Trade a KKK founder for Gen. Longstreet, said Roy Barnes.

ATLANTA — A former Georgia governor said the state should swap out statues of Confederate generals on the grounds of the State Capitol. Roy Barnes, who left the governor’s mansion 18 years ago, said a Confederate general worthy of a statue should replace an unworthy one.  

The statue of General and former Georgia Governor John Gordon has been a flashpoint for years because of Gordon’s reputed role in founding the Ku Klux Klan.  

In an interview with 11Alive during a discussion about Stone Mountain Park, Barnes said he favors eliminating the Gordon statue and replacing it with one of General James Longstreet. 

Longstreet was a three-star general in the Confederate army – a top assistant to General Robert E. Lee. Longstreet is honored with a statue at the site of his old home northeast of Atlanta in Gainesville.  

When Ulysses Grant ran for president, Longstreet surprised southerners by supporting Grant. Longstreet became a Republican in a region still dominated by secessionist Democrats.  Longstreet had befriended Grant when both enrolled at West Point.

"He was ostracized because after the war, after the civil war, what he said was, 'we were wrong to fight, to lose and to shed blood for slavery.

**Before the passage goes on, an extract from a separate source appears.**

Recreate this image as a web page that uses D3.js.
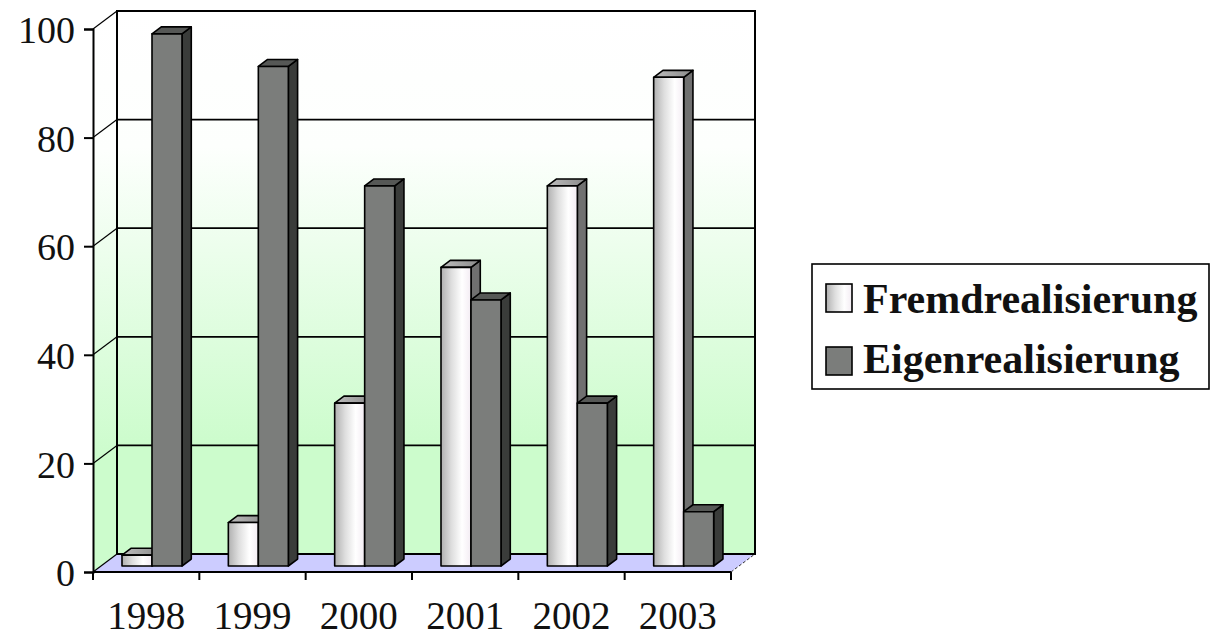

And we should accept those that are freed as equal parts of our society,'" Barnes said.

Longstreet served as a federal operative in Louisiana and worked to subdue violence against African Americans following emancipation and the surrender of the Confederacy.

Credit: Library of Congress
James Longstreet

During the Civil War, Longstreet was known for leading the South in the battle at Chickamauga, and the failed Confederate "Pickett's Charge" at Gettysburg.

As governor, Barnes led the effort in 2000 to replace Georgia’s state flag – dominated by the St Andrews cross -- and lost re-election to Sonny Perdue afterward. Barnes was the last Democrat to serve as Georgia's governor.

Aside from replacing Gordon with Longstreet, Barnes said the state should also recognize another post-Civil War Georgian,who was an early enemy of the Klan: Amos Akerman of Cartersville, who was Grant’s attorney general.

"He was very much for, and pushed for the former slaves, and the full rights thereof," Barnes said.  "That story should be told. We don’t tell those stories because of this mythology of the 'lost cause,' but the true history (of the Civil War and Reconstruction) should be told."

The former governor said the stories of Akerman and Longstreet need to be told not only at the State Capitol – but also at Stone Mountain Park, where state officials have begun re-thinking its Confederate messaging.